We want to involve designers and creative people more in the work that the locals are doing in developing communication and presentation of the culture and living in Greenland. This is just first introduction to this second step in developing design-action in the country by our schools and hopefully we will be able to gain access to support both from the local culture and from the outer specialist institutes that can help the development.
October 1, 2010 Leave a comment
Conversation in the meeting room in the Nordic Institute. The group explaining the project. Katja Nyborg from Napa on the far left.
Our project: VISUAL GREENLAND is one of a number of design strategic projects that I am participating in. It was a course run by our Cirrusnetwork, a network of the schools of design and art in the Nordic Region. This one was specifically enjoyable since we all were in Nuuk for the first time, meeting a culture that is both very close and from far afar. I decided that we should only look at the visual aspects to the Nuuk culture and make a kind of a synchronic study, meaning seeing today as it looks like (of course through the eyes of the foreign voyeur. To go for only visual aspects narrowed the study and made it possible in the short time we had for the visit. I would really like to visit the town again with product and clothing designers to look at other design and production factors.
Presentation in the seminar room of the Nordic Institute. From left: Dori, Katja Nyborg, Boas Møller, Maya, Sarah, Joane, Mats, Leise, Heikki and Arnor.
We were warmly supported by the leader of NAPA (the Nordic Institute in Greenland) Leise Johnsen and all her staff. We got seminar facilities and internet where we held the meetings between our individual voyages into the visual world. We discussed classifications and delegated tasks like: BUILDINGS – SIGNS AND LOGOS – GRAFFITI – LETTERS AND DRAWINGS – TYPOGRAPHY – PLAY – and many more things that we have collected on the website. We were also so lucky to be in Nuuk during the Nuuk Rock Festival and managed to see a few of the bands there.
On the penultimate day we had a meeting with the staff in NAPA to explain our intention with the project, how we are looking and what might come out of it. We have also made our first links to this very large part of the Nordic community and the Cirrus Network that I am the leader of wants to create stronger links there. Now we are planning a small booklet that presents our findings and hopefully generates more interesting projects in design.

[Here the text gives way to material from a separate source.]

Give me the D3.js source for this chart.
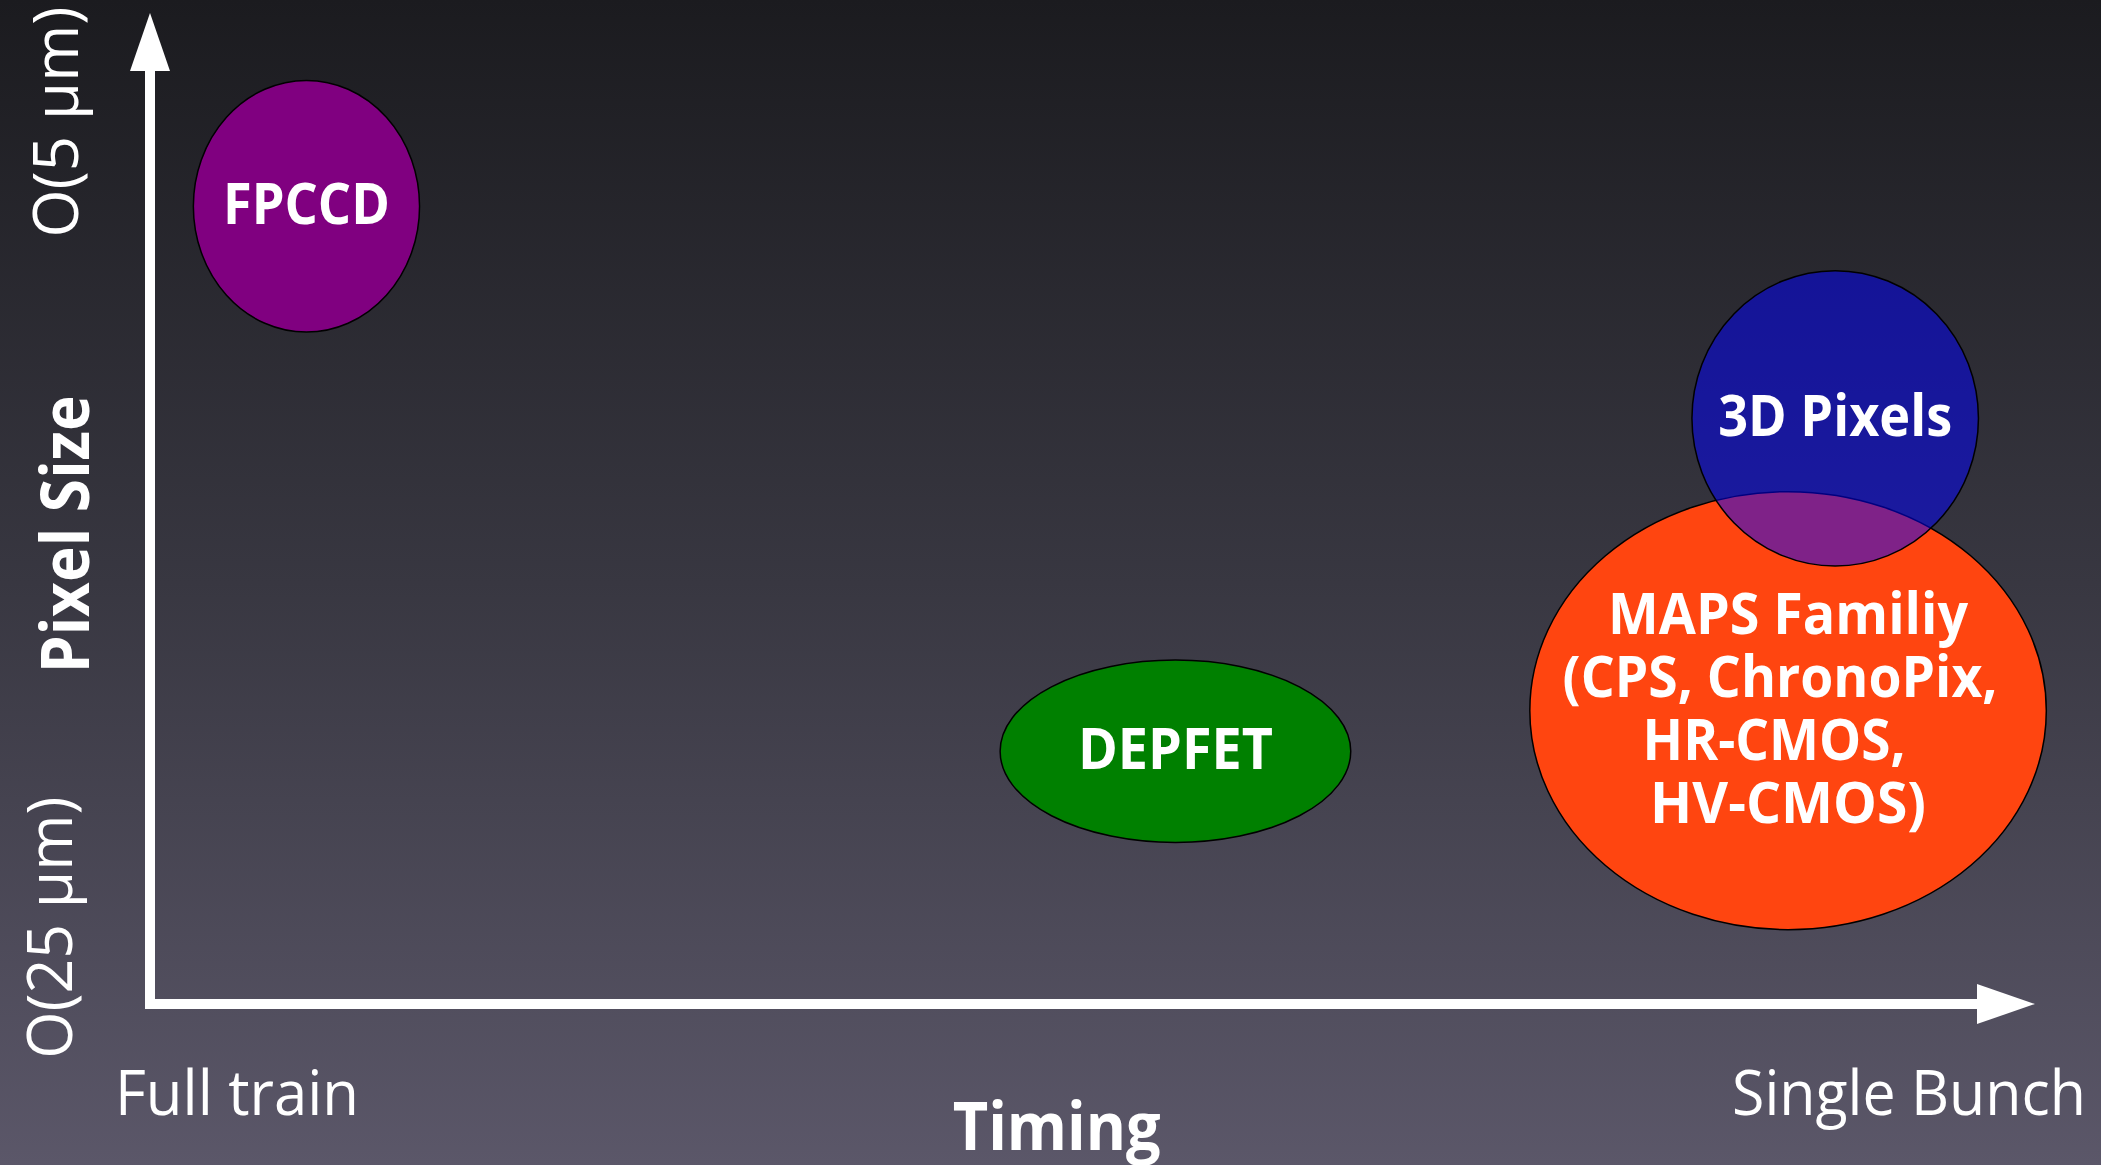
<!DOCTYPE html>
<html>
<head>
<meta charset="utf-8">
<script src="https://cdn.jsdelivr.net/npm/d3@7"></script>
<style>
  html, body { margin: 0; padding: 0; overflow: hidden; background: #2b2a31; }
  svg { display: block; }
</style>
</head>
<body>
<svg id="chart"></svg>
<script>
// Vertex-detector technologies placed by readout timing (x) and pixel size (y).
const technologies = ["FPCCD", "DEPFET", "MAPS Familiy", "3D Pixels"];
const timingCentre = [8.3, 54.4, 86.9, 89.4];     // 0 = full train, 100 = single bunch
const timingSpread = [6.0, 9.3, 13.7, 7.6];
const sizeCentre   = [80.5, 25.5, 29.6, 59.1];    // 0 = O(25 µm), 100 = O(5 µm)
const sizeSpread   = [12.7, 9.2, 22.1, 14.9];
const labelLines = [
  ["FPCCD"],
  ["DEPFET"],
  ["MAPS Familiy", "(CPS, ChronoPix,", "HR-CMOS,", "HV-CMOS)"],
  ["3D Pixels"]
];
const timingTicks = ["Full train", "Single Bunch"];
const sizeTicks   = ["O(25 µm)", "O(5 µm)"];
const axisTitles  = ["Timing", "Pixel Size"];

// Styling
const W = 2101, H = 1165;
const fills = ["#800080", "#008000", "#ff4510", "rgba(0, 0, 255, 0.5)"];
const FONT = "'Open Sans', 'DejaVu Sans', sans-serif";
const textWidths = {
  "FPCCD": 167, "DEPFET": 195, "MAPS Familiy": 360, "(CPS, ChronoPix,": 435,
  "HR-CMOS,": 263, "HV-CMOS)": 276, "3D Pixels": 234,
  "Full train": 244, "Single Bunch": 354, "Timing": 208, "Pixel Size": 278,
  "O(25 µm)": 262, "O(5 µm)": 231
};
// lines ending in a comma sit a little left of the centre
const lineShift = { "(CPS, ChronoPix,": -8, "HR-CMOS,": -14 };

const svg = d3.select("#chart").attr("width", W).attr("height", H);

// Background gradient
const defs = svg.append("defs");
const bg = defs.append("linearGradient").attr("id", "bg")
  .attr("x1", 0).attr("y1", 0).attr("x2", 0).attr("y2", 1);
bg.append("stop").attr("offset", "0%").attr("stop-color", "#1b1b1f");
bg.append("stop").attr("offset", "50%").attr("stop-color", "#383741");
bg.append("stop").attr("offset", "100%").attr("stop-color", "#5b5769");
svg.append("rect").attr("width", W).attr("height", H).attr("fill", "url(#bg)");

// Scales: the axis arrows run along the full range of each scale
const x = d3.scaleLinear().domain([0, 100]).range([150, 2035]);
const y = d3.scaleLinear().domain([0, 100]).range([1004, 13]);
const kx = (x(100) - x(0)) / 100;
const ky = (y(0) - y(100)) / 100;

// Axes as arrows
const axis = svg.append("g").attr("fill", "#ffffff").attr("stroke", "#ffffff");
const head = 58, halfW = 20, lw = 10;
axis.append("line")
  .attr("x1", x(0)).attr("y1", y(0) + lw / 2)
  .attr("x2", x(0)).attr("y2", y(100) + head)
  .attr("stroke-width", lw);
axis.append("path").attr("stroke", "none")
  .attr("d", `M${x(0)},${y(100)} L${x(0) + halfW},${y(100) + head} L${x(0) - halfW},${y(100) + head} Z`);
axis.append("line")
  .attr("x1", x(0)).attr("y1", y(0))
  .attr("x2", x(100) - head).attr("y2", y(0))
  .attr("stroke-width", lw);
axis.append("path").attr("stroke", "none")
  .attr("d", `M${x(100)},${y(0)} L${x(100) - head},${y(0) - halfW} L${x(100) - head},${y(0) + halfW} Z`);

function fitText(sel) {
  sel.each(function () {
    const t = d3.select(this).text();
    if (textWidths[t]) d3.select(this).attr("textLength", textWidths[t]).attr("lengthAdjust", "spacingAndGlyphs");
  });
}

// Ellipses
const items = technologies.map((name, i) => ({
  name, i,
  cx: x(timingCentre[i]), cy: y(sizeCentre[i]),
  rx: timingSpread[i] * kx, ry: sizeSpread[i] * ky,
  lines: labelLines[i]
}));

svg.append("g").selectAll("ellipse").data(items).join("ellipse")
  .attr("cx", d => d.cx).attr("cy", d => d.cy)
  .attr("rx", d => d.rx).attr("ry", d => d.ry)
  .attr("fill", d => fills[d.i])
  .attr("stroke", "#000000").attr("stroke-width", 1.5);

// Labels inside the ellipses: one text per ellipse, one tspan per line
const lineH = 63;
const labels = svg.append("g")
  .attr("font-family", FONT).attr("font-weight", 700).attr("font-size", 58)
  .attr("fill", "#ffffff").attr("text-anchor", "middle");
items.forEach(d => {
  const n = d.lines.length;
  const t = labels.append("text");
  t.selectAll("tspan").data(d.lines).join("tspan")
    .attr("x", l => d.cx + (lineShift[l] || 0))
    .attr("y", (l, j) => d.cy + 18 + (j - (n - 1) / 2) * lineH)
    .text(l => l)
    .call(fitText);
});

// Timing axis labels
const tx = svg.append("g").attr("font-family", FONT).attr("fill", "#ffffff");
tx.append("text").attr("x", x(0) - 35).attr("y", 1115)
  .attr("font-size", 62).attr("text-anchor", "start")
  .text(timingTicks[0]).call(fitText);
tx.append("text").attr("x", x(100) + 51).attr("y", 1115)
  .attr("font-size", 62).attr("text-anchor", "end")
  .text(timingTicks[1]).call(fitText);
tx.append("text").attr("x", x(48.1)).attr("y", 1150)
  .attr("font-size", 66).attr("font-weight", 700).attr("text-anchor", "middle")
  .text(axisTitles[0]).call(fitText);

// Pixel size axis labels (rotated)
const ty = svg.append("g").attr("font-family", FONT).attr("fill", "#ffffff").attr("text-anchor", "middle");
ty.append("text").attr("transform", `translate(72,${y(7.7)}) rotate(-90)`)
  .attr("font-size", 62).text(sizeTicks[0]).call(fitText);
ty.append("text").attr("transform", `translate(78,${y(89)}) rotate(-90)`)
  .attr("font-size", 62).text(sizeTicks[1]).call(fitText);
ty.append("text").attr("transform", `translate(89,${y(47.4)}) rotate(-90)`)
  .attr("font-size", 66).attr("font-weight", 700).text(axisTitles[1]).call(fitText);
</script>
</body>
</html>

September 25, 2010 Leave a comment
As far as I could see there is three cemeteries in Nuuk. They all share a common feature with the wooden white crosses. The graves are all placed in a quite strict grid which at first glance gives them a very uniform appearence. Then I noticed was the small crosses in between the larger ones which are childrens graves. At a closer look the graves are decorated with artifical flowers and toys and other small objects. In one of the cemeteries it is easy to see wich graves are the newer ones since the artifical flowers fades in the sun and leaves the older graves more colourless than the newer ones which are really poppin’ with colour. I think the crosses reflects the equality we all share in death. The temporary wood will go away faster than stone, and to me this suits the nature of death in a good way.